Start of SOURCE RECORDS

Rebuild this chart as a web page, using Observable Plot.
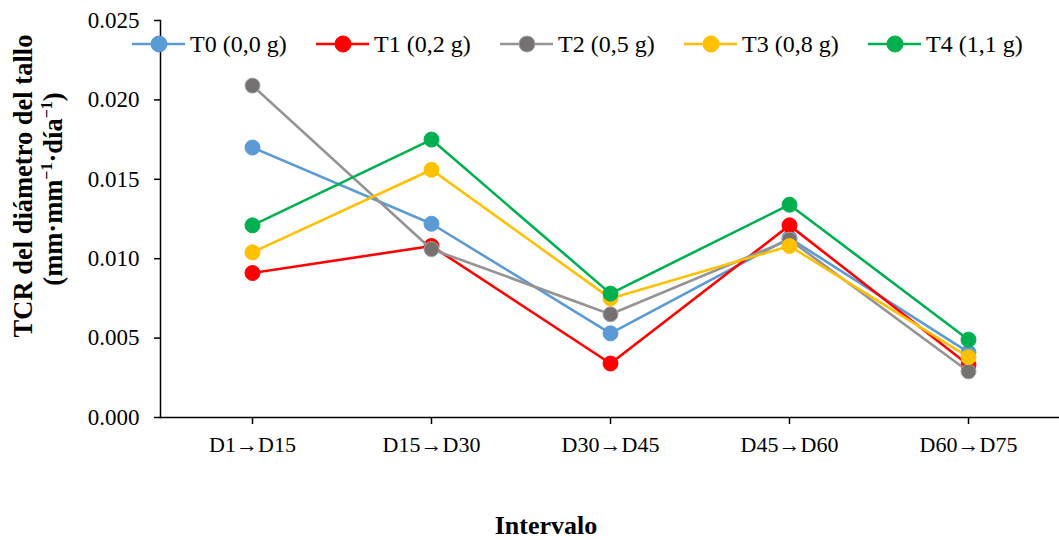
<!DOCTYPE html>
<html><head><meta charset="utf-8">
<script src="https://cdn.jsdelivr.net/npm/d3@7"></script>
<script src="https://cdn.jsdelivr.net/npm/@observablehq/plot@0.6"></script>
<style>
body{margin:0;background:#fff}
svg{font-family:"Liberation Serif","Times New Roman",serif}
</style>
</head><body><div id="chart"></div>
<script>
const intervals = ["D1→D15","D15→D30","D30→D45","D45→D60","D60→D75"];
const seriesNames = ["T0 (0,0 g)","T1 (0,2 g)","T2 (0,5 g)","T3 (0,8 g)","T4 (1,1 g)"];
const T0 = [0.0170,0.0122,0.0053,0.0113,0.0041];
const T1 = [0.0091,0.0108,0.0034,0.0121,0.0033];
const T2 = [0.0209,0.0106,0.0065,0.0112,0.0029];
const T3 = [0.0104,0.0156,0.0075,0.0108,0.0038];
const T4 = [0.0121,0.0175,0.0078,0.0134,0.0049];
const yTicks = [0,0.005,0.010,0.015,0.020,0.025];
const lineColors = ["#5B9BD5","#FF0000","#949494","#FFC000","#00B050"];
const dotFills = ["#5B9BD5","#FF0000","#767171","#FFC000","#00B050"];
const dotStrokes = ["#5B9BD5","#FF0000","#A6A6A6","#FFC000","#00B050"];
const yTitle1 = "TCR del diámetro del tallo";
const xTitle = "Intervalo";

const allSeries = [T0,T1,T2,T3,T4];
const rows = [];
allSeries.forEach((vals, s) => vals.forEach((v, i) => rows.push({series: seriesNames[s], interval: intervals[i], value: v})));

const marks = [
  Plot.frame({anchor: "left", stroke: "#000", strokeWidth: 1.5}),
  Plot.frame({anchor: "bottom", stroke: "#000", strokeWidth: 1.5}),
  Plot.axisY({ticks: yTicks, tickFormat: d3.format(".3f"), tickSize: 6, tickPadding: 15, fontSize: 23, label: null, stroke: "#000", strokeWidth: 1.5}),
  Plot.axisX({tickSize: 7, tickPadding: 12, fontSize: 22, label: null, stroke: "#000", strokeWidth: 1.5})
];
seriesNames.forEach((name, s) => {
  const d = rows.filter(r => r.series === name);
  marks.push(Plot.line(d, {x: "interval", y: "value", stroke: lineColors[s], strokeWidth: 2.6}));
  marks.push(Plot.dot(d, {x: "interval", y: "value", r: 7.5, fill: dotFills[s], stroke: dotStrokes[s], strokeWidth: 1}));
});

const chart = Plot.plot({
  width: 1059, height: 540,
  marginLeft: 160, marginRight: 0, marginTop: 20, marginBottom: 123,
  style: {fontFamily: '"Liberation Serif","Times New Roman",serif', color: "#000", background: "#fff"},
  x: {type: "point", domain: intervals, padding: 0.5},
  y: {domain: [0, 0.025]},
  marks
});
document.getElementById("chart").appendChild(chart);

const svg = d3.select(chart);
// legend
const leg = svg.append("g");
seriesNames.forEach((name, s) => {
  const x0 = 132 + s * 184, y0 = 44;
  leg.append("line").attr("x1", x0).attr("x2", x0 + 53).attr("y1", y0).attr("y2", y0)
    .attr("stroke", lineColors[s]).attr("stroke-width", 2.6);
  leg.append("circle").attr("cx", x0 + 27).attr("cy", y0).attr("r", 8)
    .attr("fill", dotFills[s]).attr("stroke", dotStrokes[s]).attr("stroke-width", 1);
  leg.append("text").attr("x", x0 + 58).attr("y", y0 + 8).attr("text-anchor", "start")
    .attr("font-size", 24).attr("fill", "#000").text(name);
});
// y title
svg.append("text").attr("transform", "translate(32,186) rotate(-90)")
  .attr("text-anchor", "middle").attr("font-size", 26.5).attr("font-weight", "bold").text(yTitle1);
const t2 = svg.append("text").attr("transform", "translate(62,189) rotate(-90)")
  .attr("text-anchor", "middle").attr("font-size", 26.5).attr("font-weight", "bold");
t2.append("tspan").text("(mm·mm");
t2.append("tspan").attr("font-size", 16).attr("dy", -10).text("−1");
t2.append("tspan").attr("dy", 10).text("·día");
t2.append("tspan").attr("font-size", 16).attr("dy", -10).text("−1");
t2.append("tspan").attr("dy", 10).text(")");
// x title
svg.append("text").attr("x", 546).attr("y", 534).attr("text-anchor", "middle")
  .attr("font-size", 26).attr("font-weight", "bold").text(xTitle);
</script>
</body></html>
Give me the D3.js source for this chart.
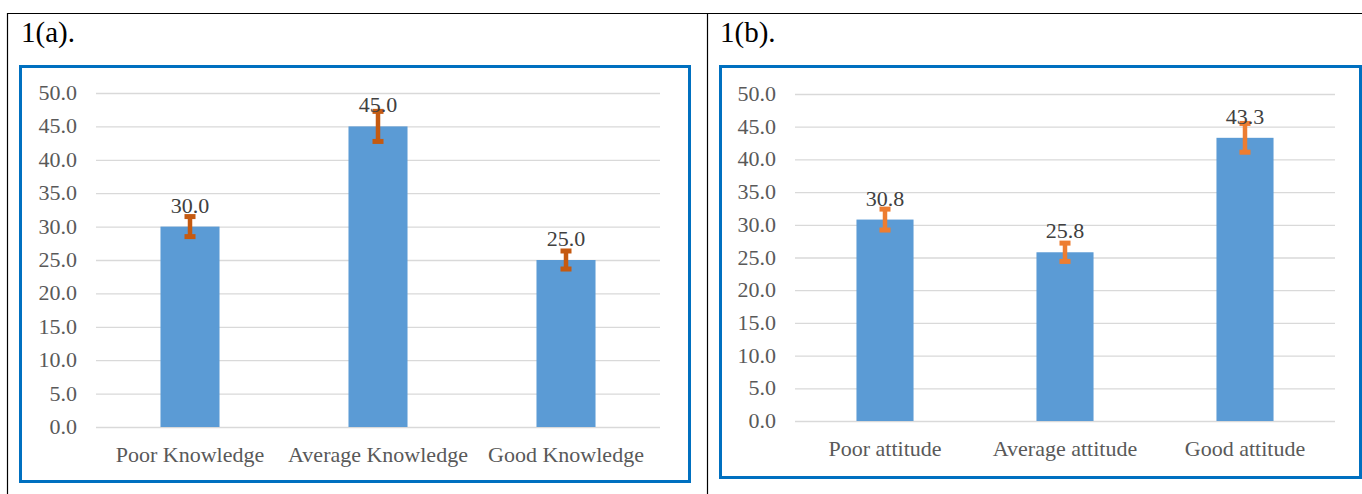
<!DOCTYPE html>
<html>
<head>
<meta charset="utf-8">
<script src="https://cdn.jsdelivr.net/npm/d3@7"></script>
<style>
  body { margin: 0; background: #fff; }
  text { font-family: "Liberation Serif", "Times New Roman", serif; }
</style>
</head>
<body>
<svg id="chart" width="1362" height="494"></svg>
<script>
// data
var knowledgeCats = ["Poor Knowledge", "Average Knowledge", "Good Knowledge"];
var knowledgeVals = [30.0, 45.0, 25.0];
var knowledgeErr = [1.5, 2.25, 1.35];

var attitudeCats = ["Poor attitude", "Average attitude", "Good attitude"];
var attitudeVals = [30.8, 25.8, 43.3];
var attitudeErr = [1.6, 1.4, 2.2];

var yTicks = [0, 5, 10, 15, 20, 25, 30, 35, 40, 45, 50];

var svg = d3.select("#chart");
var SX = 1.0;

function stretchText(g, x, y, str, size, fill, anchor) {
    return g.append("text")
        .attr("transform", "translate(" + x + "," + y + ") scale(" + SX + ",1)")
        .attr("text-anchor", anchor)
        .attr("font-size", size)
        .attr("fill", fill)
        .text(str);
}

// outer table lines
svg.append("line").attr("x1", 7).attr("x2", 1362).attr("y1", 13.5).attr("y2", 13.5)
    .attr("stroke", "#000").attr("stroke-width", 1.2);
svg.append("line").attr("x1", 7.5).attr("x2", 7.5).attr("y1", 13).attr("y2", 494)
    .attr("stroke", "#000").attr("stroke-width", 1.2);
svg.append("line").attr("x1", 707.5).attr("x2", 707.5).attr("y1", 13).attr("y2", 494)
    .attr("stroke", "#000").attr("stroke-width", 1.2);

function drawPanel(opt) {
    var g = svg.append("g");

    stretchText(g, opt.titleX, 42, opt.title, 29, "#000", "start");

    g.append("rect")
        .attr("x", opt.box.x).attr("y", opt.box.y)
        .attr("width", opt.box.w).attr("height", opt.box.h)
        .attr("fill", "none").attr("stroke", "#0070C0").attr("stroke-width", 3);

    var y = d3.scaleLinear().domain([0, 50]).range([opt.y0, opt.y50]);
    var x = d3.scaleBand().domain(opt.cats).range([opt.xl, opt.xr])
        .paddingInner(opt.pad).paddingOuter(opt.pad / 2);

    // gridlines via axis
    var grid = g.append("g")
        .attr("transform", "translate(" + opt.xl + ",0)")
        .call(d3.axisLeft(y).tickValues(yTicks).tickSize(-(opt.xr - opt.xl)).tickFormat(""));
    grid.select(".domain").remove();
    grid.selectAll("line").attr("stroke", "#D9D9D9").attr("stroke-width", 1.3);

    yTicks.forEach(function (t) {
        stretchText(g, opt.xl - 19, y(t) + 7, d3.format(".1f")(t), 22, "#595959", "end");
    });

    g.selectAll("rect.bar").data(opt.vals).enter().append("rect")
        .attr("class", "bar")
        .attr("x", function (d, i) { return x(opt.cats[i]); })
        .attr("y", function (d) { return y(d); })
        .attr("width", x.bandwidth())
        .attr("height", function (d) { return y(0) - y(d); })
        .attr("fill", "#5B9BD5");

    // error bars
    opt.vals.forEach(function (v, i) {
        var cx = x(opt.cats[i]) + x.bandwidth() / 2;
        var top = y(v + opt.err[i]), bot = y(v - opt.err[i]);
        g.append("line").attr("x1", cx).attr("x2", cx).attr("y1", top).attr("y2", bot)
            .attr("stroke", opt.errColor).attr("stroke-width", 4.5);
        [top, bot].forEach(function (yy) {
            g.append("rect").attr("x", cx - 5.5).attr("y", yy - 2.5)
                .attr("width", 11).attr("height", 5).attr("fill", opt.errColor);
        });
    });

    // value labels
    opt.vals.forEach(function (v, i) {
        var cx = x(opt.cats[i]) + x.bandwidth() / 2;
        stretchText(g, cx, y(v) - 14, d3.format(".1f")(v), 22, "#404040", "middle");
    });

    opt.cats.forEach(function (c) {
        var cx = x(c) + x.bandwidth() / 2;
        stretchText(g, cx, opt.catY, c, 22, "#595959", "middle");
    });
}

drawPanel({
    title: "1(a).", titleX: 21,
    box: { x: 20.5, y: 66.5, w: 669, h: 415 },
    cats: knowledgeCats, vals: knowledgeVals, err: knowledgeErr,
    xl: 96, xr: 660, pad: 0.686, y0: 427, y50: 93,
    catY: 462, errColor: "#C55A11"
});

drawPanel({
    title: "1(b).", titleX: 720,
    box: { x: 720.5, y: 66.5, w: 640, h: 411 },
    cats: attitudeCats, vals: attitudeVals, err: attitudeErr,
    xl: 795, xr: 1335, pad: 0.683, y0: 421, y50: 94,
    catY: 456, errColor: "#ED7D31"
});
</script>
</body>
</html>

End of SOURCE RECORDS

— TO BE DONE —
Write out, exactly and with nothing added, everything from the line with "Give me the D3.js source for this chart." down to the line with "var SX = 1.0;", both included. Drop any pictures.

— TASK RESPONSE —
Give me the D3.js source for this chart.
<!DOCTYPE html>
<html>
<head>
<meta charset="utf-8">
<script src="https://cdn.jsdelivr.net/npm/d3@7"></script>
<style>
  body { margin: 0; background: #fff; }
  text { font-family: "Liberation Serif", "Times New Roman", serif; }
</style>
</head>
<body>
<svg id="chart" width="1362" height="494"></svg>
<script>
// data
var knowledgeCats = ["Poor Knowledge", "Average Knowledge", "Good Knowledge"];
var knowledgeVals = [30.0, 45.0, 25.0];
var knowledgeErr = [1.5, 2.25, 1.35];

var attitudeCats = ["Poor attitude", "Average attitude", "Good attitude"];
var attitudeVals = [30.8, 25.8, 43.3];
var attitudeErr = [1.6, 1.4, 2.2];

var yTicks = [0, 5, 10, 15, 20, 25, 30, 35, 40, 45, 50];

var svg = d3.select("#chart");
var SX = 1.0;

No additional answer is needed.